- **Do this**: All of the lines below are to be printed again exactly; images are excluded from the output.

- **Raw records**:
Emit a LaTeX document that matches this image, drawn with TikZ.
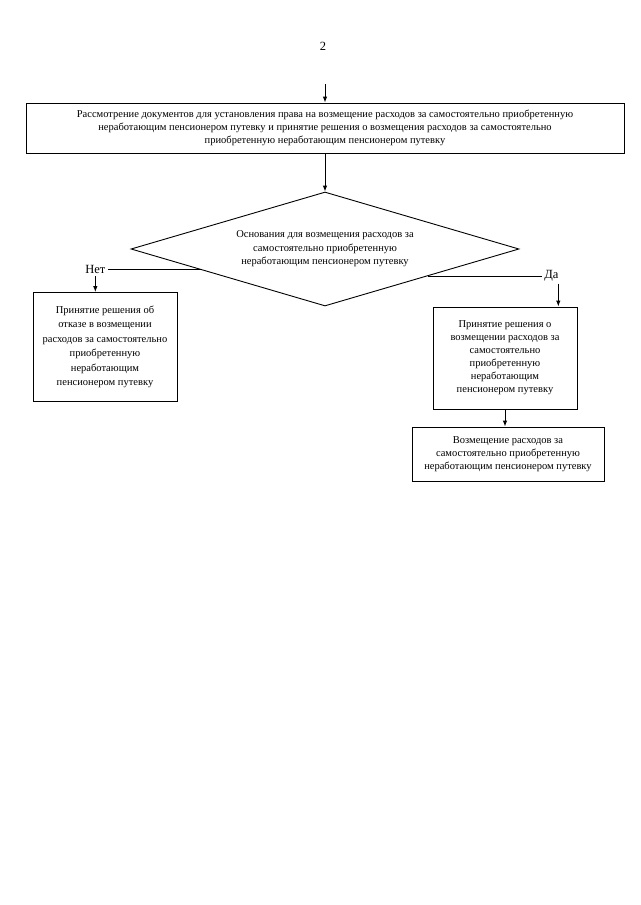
\documentclass[tikz,border=0pt]{standalone}
\usepackage{fontspec}
\setmainfont{Liberation Serif}
\usetikzlibrary{arrows.meta,shapes.geometric,positioning,calc}

\begin{document}
\begin{tikzpicture}[x=1pt,y=-1pt,
  box/.style={draw, line width=0.9pt, align=center, inner sep=2pt,
    font=\fontsize{10.5}{13}\selectfont},
  dia/.style={draw, diamond, aspect=3.4, line width=0.9pt, inner sep=0pt,
    align=center, font=\fontsize{10.5}{13.5}\selectfont},
  lbl/.style={font=\fontsize{12.5}{14}\selectfont, inner sep=2pt},
  arr/.style={-{Latex[length=6pt,width=4.5pt]}, line width=0.9pt}]
\useasboundingbox (0,0) rectangle (640,905);

\node[lbl] (page) at (323,46) {2};

\coordinate (start) at (325,84);
\node[box, minimum width=598, minimum height=50] (rev) at (325,128) {Рассмотрение документов для установления права на возмещение расходов за самостоятельно приобретенную\\
неработающим пенсионером путевку и принятие решения о возмещения расходов за самостоятельно\\
приобретенную неработающим пенсионером путевку};
\draw[arr] (start) -- (rev.north);

\node[dia, minimum width=388, minimum height=114] (osn) at (325,249) {Основания для возмещения расходов за\\
самостоятельно приобретенную\\
неработающим пенсионером путевку};
\draw[arr] (rev.south) -- (osn.north);

\coordinate (nojoin) at ($(osn.west)!0.36!(osn.south)$);
\node[lbl, left=93pt of nojoin] (no) {Нет};
\draw[line width=0.9pt] (nojoin) -- (no.east);

\node[box, minimum width=144, minimum height=109, font=\fontsize{10.5}{14.5}\selectfont] (otk) at (105,347) {Принятие решения об\\
отказе в возмещении\\
расходов за самостоятельно\\
приобретенную\\
неработающим\\
пенсионером путевку};
\draw[arr] (no.south) -- (no.south |- otk.north);

\coordinate (yesjoin) at ($(osn.east)!0.47!(osn.south)$);
\node[lbl, right=114pt of yesjoin] (yes) {Да};
\draw[line width=0.9pt] (yesjoin) -- (yes.west);

\node[box, minimum width=144, minimum height=102] (pri) at (505,358) {Принятие решения о\\
возмещении расходов за\\
самостоятельно\\
приобретенную\\
неработающим\\
пенсионером путевку};
\draw[arr] ([xshift=7pt]yes.south) -- ([xshift=7pt]yes.south |- pri.north);

\node[box, minimum width=192, minimum height=54] (voz) at (508,454) {Возмещение расходов за\\
самостоятельно приобретенную\\
неработающим пенсионером путевку};
\draw[arr] (pri.south) -- (pri.south |- voz.north);
\end{tikzpicture}
\end{document}
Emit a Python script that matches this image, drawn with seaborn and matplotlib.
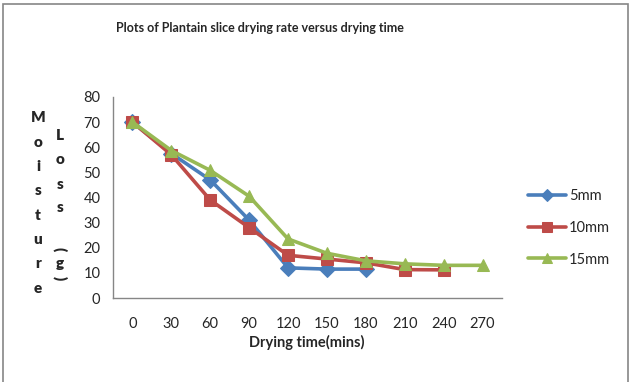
import numpy as np
import pandas as pd
import matplotlib
matplotlib.use("Agg")
import matplotlib.pyplot as plt
import seaborn as sns

times = [0, 30, 60, 90, 120, 150, 180, 210, 240, 270]
mm5 = [70, 57.5, 47, 31, 12, 11.5, 11.5, np.nan, np.nan, np.nan]
mm10 = [70, 57, 39, 28, 17, 15.5, 14, 11.3, 11.2, np.nan]
mm15 = [70, 58.7, 50.8, 40.5, 23.5, 17.8, 14.8, 13.6, 13, 13]
series_names = ["5mm", "10mm", "15mm"]
colors = ["#4A7EBB", "#BE4B48", "#98B954"]
markers = ["D", "s", "^"]

rows = []
for name, vals in zip(series_names, [mm5, mm10, mm15]):
    for t, v in zip(times, vals):
        rows.append({"time": t, "loss": v, "series": name})
df = pd.DataFrame(rows).dropna()

sns.set_style("white")
plt.rcParams["font.family"] = ["Lato", "DejaVu Sans"]

fig = plt.figure(figsize=(6.32, 3.82), dpi=100)
W, H = 632, 382
ax = fig.add_axes([113 / W, 1 - 298 / H, (502 - 113) / W, (298 - 97) / H])

sns.lineplot(data=df, x="time", y="loss", hue="series", style="series",
             hue_order=series_names, style_order=series_names,
             palette=colors, markers=markers, dashes=False,
             linewidth=2.6, markersize=9, legend=False, ax=ax)
for line, c in zip(ax.lines, colors):
    line.set_markeredgecolor(c)
    line.set_markerfacecolor(c)
ax.lines[0].set_markersize(8)

ax.set_xlim(-15, 285)
ax.set_ylim(0, 80)
ax.set_yticks(range(0, 81, 10))
ax.set_xticks(times)
ax.set_xticks([t - 15 for t in times] + [285], minor=True)
ax.tick_params(axis="x", which="major", length=0, pad=14, labelsize=10.5)
ax.tick_params(axis="x", which="minor", length=5, width=1, color="#868686", direction="out")
ax.tick_params(axis="y", length=5, width=1, color="#868686", direction="out", pad=4, labelsize=10.5)
ax.set_xlabel("")
ax.set_ylabel("")
for s in ["top", "right"]:
    ax.spines[s].set_visible(False)
for s in ["left", "bottom"]:
    ax.spines[s].set_color("#868686")
    ax.spines[s].set_linewidth(1)

fig.text(260 / W, 1 - 28 / H, "Plots of Plantain slice drying rate versus drying time",
         ha="center", va="center", fontsize=9, fontweight="bold")
fig.text(307 / W, 1 - 342 / H, "Drying time(mins)", ha="center", va="center",
         fontsize=10.5, fontweight="bold")

# stacked y label
word1 = "Moisture"
for i, ch in enumerate(word1):
    fig.text(38 / W, 1 - (118 + i * 24.3) / H, ch, ha="center", va="center",
             fontsize=11, fontweight="heavy")
word2 = ["L", "o", "s", "s", "(", "g", ")"]
ys2 = [135, 160, 184, 208, 249, 264, 278]
for ch, yy in zip(word2, ys2):
    rot = -90 if ch in "()" else 0
    fig.text(60 / W, 1 - yy / H, ch, ha="center", va="center", rotation=rot,
             fontsize=11, fontweight="heavy")

ax.legend(handles=ax.lines[:3], labels=series_names, loc="center left",
          bbox_to_anchor=(515 / W, 1 - 228 / H), bbox_transform=fig.transFigure,
          frameon=False, fontsize=10.5, handlelength=2.6, handletextpad=0.2,
          labelspacing=1.2, markerscale=0.8)

fig.add_artist(plt.Rectangle((3 / W, -0.05), (628 - 3) / W, 1 - 4 / H + 0.05,
                             transform=fig.transFigure, fill=False,
                             edgecolor="#868686", linewidth=1.2))

fig.savefig("out.png", dpi=100)
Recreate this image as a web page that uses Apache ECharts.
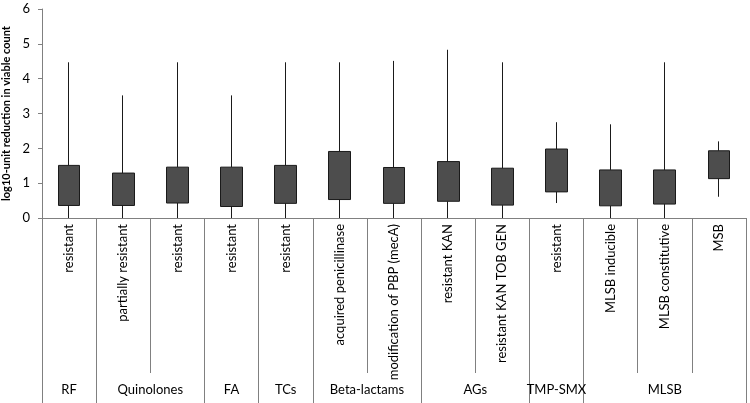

- **Solution for this problem**:
Emit a LaTeX document that matches this image, drawn with TikZ.
\documentclass[tikz,border=0pt]{standalone}
\usepackage{fontspec}
\setmainfont{Liberation Serif}
\usetikzlibrary{arrows.meta,shapes.geometric,positioning,calc}

\begin{document}
\begin{tikzpicture}[x=1pt,y=-1pt,
  box/.style={draw, line width=0.9pt, align=center, inner sep=2pt,
    font=\fontsize{10.5}{13}\selectfont},
  dia/.style={draw, diamond, aspect=3.4, line width=0.9pt, inner sep=0pt,
    align=center, font=\fontsize{10.5}{13.5}\selectfont},
  lbl/.style={font=\fontsize{12.5}{14}\selectfont, inner sep=2pt},
  arr/.style={-{Latex[length=6pt,width=4.5pt]}, line width=0.9pt}]
\useasboundingbox (0,0) rectangle (640,905);

\node[lbl] (page) at (323,46) {2};

\coordinate (start) at (325,84);
\node[box, minimum width=598, minimum height=50] (rev) at (325,128) {Рассмотрение документов для установления права на возмещение расходов за самостоятельно приобретенную\\
неработающим пенсионером путевку и принятие решения о возмещения расходов за самостоятельно\\
приобретенную неработающим пенсионером путевку};
\draw[arr] (start) -- (rev.north);

\node[dia, minimum width=388, minimum height=114] (osn) at (325,249) {Основания для возмещения расходов за\\
самостоятельно приобретенную\\
неработающим пенсионером путевку};
\draw[arr] (rev.south) -- (osn.north);

\coordinate (nojoin) at ($(osn.west)!0.36!(osn.south)$);
\node[lbl, left=93pt of nojoin] (no) {Нет};
\draw[line width=0.9pt] (nojoin) -- (no.east);

\node[box, minimum width=144, minimum height=109, font=\fontsize{10.5}{14.5}\selectfont] (otk) at (105,347) {Принятие решения об\\
отказе в возмещении\\
расходов за самостоятельно\\
приобретенную\\
неработающим\\
пенсионером путевку};
\draw[arr] (no.south) -- (no.south |- otk.north);

\coordinate (yesjoin) at ($(osn.east)!0.47!(osn.south)$);
\node[lbl, right=114pt of yesjoin] (yes) {Да};
\draw[line width=0.9pt] (yesjoin) -- (yes.west);

\node[box, minimum width=144, minimum height=102] (pri) at (505,358) {Принятие решения о\\
возмещении расходов за\\
самостоятельно\\
приобретенную\\
неработающим\\
пенсионером путевку};
\draw[arr] ([xshift=7pt]yes.south) -- ([xshift=7pt]yes.south |- pri.north);

\node[box, minimum width=192, minimum height=54] (voz) at (508,454) {Возмещение расходов за\\
самостоятельно приобретенную\\
неработающим пенсионером путевку};
\draw[arr] (pri.south) -- (pri.south |- voz.north);
\end{tikzpicture}
\end{document}
Emit a Python script that matches this image, drawn with seaborn and matplotlib.
import numpy as np
import pandas as pd
import matplotlib
matplotlib.use("Agg")
import matplotlib.pyplot as plt
import seaborn as sns

times = [0, 30, 60, 90, 120, 150, 180, 210, 240, 270]
mm5 = [70, 57.5, 47, 31, 12, 11.5, 11.5, np.nan, np.nan, np.nan]
mm10 = [70, 57, 39, 28, 17, 15.5, 14, 11.3, 11.2, np.nan]
mm15 = [70, 58.7, 50.8, 40.5, 23.5, 17.8, 14.8, 13.6, 13, 13]
series_names = ["5mm", "10mm", "15mm"]
colors = ["#4A7EBB", "#BE4B48", "#98B954"]
markers = ["D", "s", "^"]

rows = []
for name, vals in zip(series_names, [mm5, mm10, mm15]):
    for t, v in zip(times, vals):
        rows.append({"time": t, "loss": v, "series": name})
df = pd.DataFrame(rows).dropna()

sns.set_style("white")
plt.rcParams["font.family"] = ["Lato", "DejaVu Sans"]

fig = plt.figure(figsize=(6.32, 3.82), dpi=100)
W, H = 632, 382
ax = fig.add_axes([113 / W, 1 - 298 / H, (502 - 113) / W, (298 - 97) / H])

sns.lineplot(data=df, x="time", y="loss", hue="series", style="series",
             hue_order=series_names, style_order=series_names,
             palette=colors, markers=markers, dashes=False,
             linewidth=2.6, markersize=9, legend=False, ax=ax)
for line, c in zip(ax.lines, colors):
    line.set_markeredgecolor(c)
    line.set_markerfacecolor(c)
ax.lines[0].set_markersize(8)

ax.set_xlim(-15, 285)
ax.set_ylim(0, 80)
ax.set_yticks(range(0, 81, 10))
ax.set_xticks(times)
ax.set_xticks([t - 15 for t in times] + [285], minor=True)
ax.tick_params(axis="x", which="major", length=0, pad=14, labelsize=10.5)
ax.tick_params(axis="x", which="minor", length=5, width=1, color="#868686", direction="out")
ax.tick_params(axis="y", length=5, width=1, color="#868686", direction="out", pad=4, labelsize=10.5)
ax.set_xlabel("")
ax.set_ylabel("")
for s in ["top", "right"]:
    ax.spines[s].set_visible(False)
for s in ["left", "bottom"]:
    ax.spines[s].set_color("#868686")
    ax.spines[s].set_linewidth(1)

fig.text(260 / W, 1 - 28 / H, "Plots of Plantain slice drying rate versus drying time",
         ha="center", va="center", fontsize=9, fontweight="bold")
fig.text(307 / W, 1 - 342 / H, "Drying time(mins)", ha="center", va="center",
         fontsize=10.5, fontweight="bold")

# stacked y label
word1 = "Moisture"
for i, ch in enumerate(word1):
    fig.text(38 / W, 1 - (118 + i * 24.3) / H, ch, ha="center", va="center",
             fontsize=11, fontweight="heavy")
word2 = ["L", "o", "s", "s", "(", "g", ")"]
ys2 = [135, 160, 184, 208, 249, 264, 278]
for ch, yy in zip(word2, ys2):
    rot = -90 if ch in "()" else 0
    fig.text(60 / W, 1 - yy / H, ch, ha="center", va="center", rotation=rot,
             fontsize=11, fontweight="heavy")

ax.legend(handles=ax.lines[:3], labels=series_names, loc="center left",
          bbox_to_anchor=(515 / W, 1 - 228 / H), bbox_transform=fig.transFigure,
          frameon=False, fontsize=10.5, handlelength=2.6, handletextpad=0.2,
          labelspacing=1.2, markerscale=0.8)

fig.add_artist(plt.Rectangle((3 / W, -0.05), (628 - 3) / W, 1 - 4 / H + 0.05,
                             transform=fig.transFigure, fill=False,
                             edgecolor="#868686", linewidth=1.2))

fig.savefig("out.png", dpi=100)
Recreate this image as a web page that uses Apache ECharts.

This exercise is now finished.